**Short task:**
Write the material out again in full, word for word. Do not include the pictures.

**Collected data:**
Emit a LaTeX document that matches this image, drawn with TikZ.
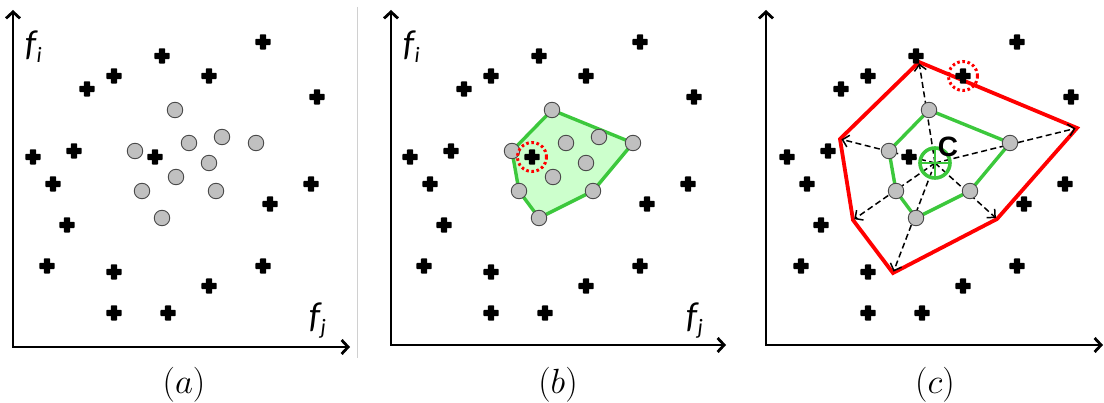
\RequirePackage{fix-cm}
\documentclass[tikz,border=0pt]{standalone}
\usepackage{fontspec}
\usepackage{tikz}
\usepackage{xcolor}
\usetikzlibrary{arrows.meta,positioning,calc,backgrounds}
\newfontfamily\carlito{Carlito}
\newfontfamily\libsans{Liberation Sans}
\definecolor{ink}{HTML}{000000}
\definecolor{dotgray}{HTML}{C0C0C0}
\definecolor{dotedge}{HTML}{4A4A4A}
\definecolor{hullgreen}{HTML}{3CC83C}
\definecolor{hullfill}{HTML}{CCFFCC}
\definecolor{boundred}{HTML}{FF0000}
\definecolor{sepgray}{HTML}{D0D0D0}
\newcommand{\featlab}[2]{{\carlito\itshape\fontsize{36}{36}\selectfont #1\kern0.5pt\raisebox{-7pt}{\fontsize{22}{22}\selectfont #2}}}
\tikzset{
  plusmark/.style={inner sep=0pt,minimum size=17pt,
    path picture={
      \fill[ink,rounded corners=0.8pt] ([shift={(-7.6pt,-3.2pt)}]path picture bounding box.center)
        rectangle ([shift={(7.6pt,3.2pt)}]path picture bounding box.center);
      \fill[ink,rounded corners=0.8pt] ([shift={(-3.2pt,-7.6pt)}]path picture bounding box.center)
        rectangle ([shift={(3.2pt,7.6pt)}]path picture bounding box.center);}},
  sample/.style={circle,draw=dotedge,fill=dotgray,line width=0.9pt,
                 minimum size=15.5pt,inner sep=0pt},
  ringdot/.style={circle,draw=boundred,line width=3pt,dash pattern=on 2.6pt off 2.6pt,
                  minimum size=29pt,inner sep=0pt},
  centring/.style={circle,draw=hullgreen,line width=3.6pt,minimum size=30pt,inner sep=0pt,
    path picture={\draw[hullgreen,line width=2.8pt]
      (path picture bounding box.north) -- (path picture bounding box.south)
      (path picture bounding box.west) -- (path picture bounding box.east);}},
  axisarr/.style={{Straight Barb[length=6.5pt,width=14pt]}-{Straight Barb[length=6.5pt,width=14pt]},
                  line width=2.8pt,draw=ink},
  hullline/.style={draw=hullgreen,line width=3.4pt,line join=round},
  boundline/.style={draw=boundred,line width=3.8pt,line join=miter},
  rayarr/.style={-{Straight Barb[length=6pt,width=12pt]},line width=1.5pt,
                 dash pattern=on 6pt off 3.5pt,shorten >=1.5pt},
  sepline/.style={draw=sepgray,line width=1pt},
  caption/.style={font=\fontsize{35}{35}\selectfont,inner sep=0pt},
  bigc/.style={font=\libsans\bfseries\fontsize{28}{28}\selectfont,inner sep=0pt}
}

\begin{document}
\begin{tikzpicture}[x=1pt,y=-1pt]
  \useasboundingbox (0,0) rectangle (1104,403);
  \draw[sepline] (357,7) -- (357,358);

  % axes
  \foreach \p/\ox/\oy/\ex in {a/13/347/350,b/391/345/726,c/766/345/1103} {
    \coordinate (\p top) at (\ox,10);
    \coordinate (\p end) at (\ex,\oy);
    \draw[axisarr] (\p top) |- (\p end);
  }
  \node[anchor=base west,inner sep=0pt] (afi) at (25,56) {\featlab{f}{i}};
  \node[anchor=base west,inner sep=0pt] (afj) at (309,328) {\featlab{f}{j}};
  \node[anchor=base west,inner sep=0pt] (bfi) at (403,56) {\featlab{f}{i}};
  \node[anchor=base west,inner sep=0pt] (bfj) at (686,328) {\featlab{f}{j}};

  % the other class, same in all panels
  \foreach \p/\dx in {a/0,b/377,c/754}
    \foreach \x/\y [count=\k] in {263/42,162/56,114/76,209/76,87/89,317/97,74/151,33/157,
        155/157,53/184,311/184,270/204,67/225,47/266,263/266,114/272,209/286,114/313,168/313}
      \node[plusmark] (\p x\k) at (\x+\dx,\y) {};

  % samples of the class
  \foreach \p/\dx in {a/0,b/377}
    \foreach \x/\y [count=\k] in {175/110,222/137,189/143,256/143,135/151,
        209/163,176/177,142/191,216/191,162/218}
      \node[sample] (\p s\k) at (\x+\dx,\y) {};

  % (b) hull
  \begin{pgfonlayer}{background}
    \draw[hullline,fill=hullfill] (bs1.center) -- (bs4.center) -- (bs9.center)
      -- (bs10.center) -- (bs8.center) -- (bs5.center) -- cycle;
  \end{pgfonlayer}
  \node[ringdot] (bring) at (bx9) {};

  % (c) hull pushed out from its centre
  \foreach \x/\y [count=\k] in {175/110,256/143,216/191,162/218,142/191,135/151}
    \node[sample] (ch\k) at (\x+754,\y) {};
  \foreach \x/\y [count=\k] in {919/62,1077/128,997/219,893/273,853/220,840/139}
    \coordinate (r\k) at (\x,\y);
  \node[centring] (cen) at (935,163) {};
  \node[bigc] (clab) at (948,147) {C};
  \begin{pgfonlayer}{background}
    \draw[boundline] (r1) -- (r2) -- (r3) -- (r4) -- (r5) -- (r6) -- cycle;
    \draw[hullline] (ch1.center) -- (ch2.center) -- (ch3.center)
      -- (ch4.center) -- (ch5.center) -- (ch6.center) -- cycle;
    \foreach \k in {1,...,6}
      \draw[rayarr] (cen.center) -- (r\k);
  \end{pgfonlayer}
  \node[ringdot] (cring) at (cx4) {};

  \node[caption] (capa) at (184,385) {$(a)$};
  \node[caption] (capb) at (558,385) {$(b)$};
  \node[caption] (capc) at (935,385) {$(c)$};
\end{tikzpicture}
\end{document}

**Exercise response:**
Emit a LaTeX document that matches this image, drawn with TikZ.
\RequirePackage{fix-cm}
\documentclass[tikz,border=0pt]{standalone}
\usepackage{fontspec}
\usepackage{tikz}
\usepackage{xcolor}
\usetikzlibrary{arrows.meta,positioning,calc,backgrounds}
\newfontfamily\carlito{Carlito}
\newfontfamily\libsans{Liberation Sans}
\definecolor{ink}{HTML}{000000}
\definecolor{dotgray}{HTML}{C0C0C0}
\definecolor{dotedge}{HTML}{4A4A4A}
\definecolor{hullgreen}{HTML}{3CC83C}
\definecolor{hullfill}{HTML}{CCFFCC}
\definecolor{boundred}{HTML}{FF0000}
\definecolor{sepgray}{HTML}{D0D0D0}
\newcommand{\featlab}[2]{{\carlito\itshape\fontsize{36}{36}\selectfont #1\kern0.5pt\raisebox{-7pt}{\fontsize{22}{22}\selectfont #2}}}
\tikzset{
  plusmark/.style={inner sep=0pt,minimum size=17pt,
    path picture={
      \fill[ink,rounded corners=0.8pt] ([shift={(-7.6pt,-3.2pt)}]path picture bounding box.center)
        rectangle ([shift={(7.6pt,3.2pt)}]path picture bounding box.center);
      \fill[ink,rounded corners=0.8pt] ([shift={(-3.2pt,-7.6pt)}]path picture bounding box.center)
        rectangle ([shift={(3.2pt,7.6pt)}]path picture bounding box.center);}},
  sample/.style={circle,draw=dotedge,fill=dotgray,line width=0.9pt,
                 minimum size=15.5pt,inner sep=0pt},
  ringdot/.style={circle,draw=boundred,line width=3pt,dash pattern=on 2.6pt off 2.6pt,
                  minimum size=29pt,inner sep=0pt},
  centring/.style={circle,draw=hullgreen,line width=3.6pt,minimum size=30pt,inner sep=0pt,
    path picture={\draw[hullgreen,line width=2.8pt]
      (path picture bounding box.north) -- (path picture bounding box.south)
      (path picture bounding box.west) -- (path picture bounding box.east);}},
  axisarr/.style={{Straight Barb[length=6.5pt,width=14pt]}-{Straight Barb[length=6.5pt,width=14pt]},
                  line width=2.8pt,draw=ink},
  hullline/.style={draw=hullgreen,line width=3.4pt,line join=round},
  boundline/.style={draw=boundred,line width=3.8pt,line join=miter},
  rayarr/.style={-{Straight Barb[length=6pt,width=12pt]},line width=1.5pt,
                 dash pattern=on 6pt off 3.5pt,shorten >=1.5pt},
  sepline/.style={draw=sepgray,line width=1pt},
  caption/.style={font=\fontsize{35}{35}\selectfont,inner sep=0pt},
  bigc/.style={font=\libsans\bfseries\fontsize{28}{28}\selectfont,inner sep=0pt}
}

\begin{document}
\begin{tikzpicture}[x=1pt,y=-1pt]
  \useasboundingbox (0,0) rectangle (1104,403);
  \draw[sepline] (357,7) -- (357,358);

  % axes
  \foreach \p/\ox/\oy/\ex in {a/13/347/350,b/391/345/726,c/766/345/1103} {
    \coordinate (\p top) at (\ox,10);
    \coordinate (\p end) at (\ex,\oy);
    \draw[axisarr] (\p top) |- (\p end);
  }
  \node[anchor=base west,inner sep=0pt] (afi) at (25,56) {\featlab{f}{i}};
  \node[anchor=base west,inner sep=0pt] (afj) at (309,328) {\featlab{f}{j}};
  \node[anchor=base west,inner sep=0pt] (bfi) at (403,56) {\featlab{f}{i}};
  \node[anchor=base west,inner sep=0pt] (bfj) at (686,328) {\featlab{f}{j}};

  % the other class, same in all panels
  \foreach \p/\dx in {a/0,b/377,c/754}
    \foreach \x/\y [count=\k] in {263/42,162/56,114/76,209/76,87/89,317/97,74/151,33/157,
        155/157,53/184,311/184,270/204,67/225,47/266,263/266,114/272,209/286,114/313,168/313}
      \node[plusmark] (\p x\k) at (\x+\dx,\y) {};

  % samples of the class
  \foreach \p/\dx in {a/0,b/377}
    \foreach \x/\y [count=\k] in {175/110,222/137,189/143,256/143,135/151,
        209/163,176/177,142/191,216/191,162/218}
      \node[sample] (\p s\k) at (\x+\dx,\y) {};

  % (b) hull
  \begin{pgfonlayer}{background}
    \draw[hullline,fill=hullfill] (bs1.center) -- (bs4.center) -- (bs9.center)
      -- (bs10.center) -- (bs8.center) -- (bs5.center) -- cycle;
  \end{pgfonlayer}
  \node[ringdot] (bring) at (bx9) {};

  % (c) hull pushed out from its centre
  \foreach \x/\y [count=\k] in {175/110,256/143,216/191,162/218,142/191,135/151}
    \node[sample] (ch\k) at (\x+754,\y) {};
  \foreach \x/\y [count=\k] in {919/62,1077/128,997/219,893/273,853/220,840/139}
    \coordinate (r\k) at (\x,\y);
  \node[centring] (cen) at (935,163) {};
  \node[bigc] (clab) at (948,147) {C};
  \begin{pgfonlayer}{background}
    \draw[boundline] (r1) -- (r2) -- (r3) -- (r4) -- (r5) -- (r6) -- cycle;
    \draw[hullline] (ch1.center) -- (ch2.center) -- (ch3.center)
      -- (ch4.center) -- (ch5.center) -- (ch6.center) -- cycle;
    \foreach \k in {1,...,6}
      \draw[rayarr] (cen.center) -- (r\k);
  \end{pgfonlayer}
  \node[ringdot] (cring) at (cx4) {};

  \node[caption] (capa) at (184,385) {$(a)$};
  \node[caption] (capb) at (558,385) {$(b)$};
  \node[caption] (capc) at (935,385) {$(c)$};
\end{tikzpicture}
\end{document}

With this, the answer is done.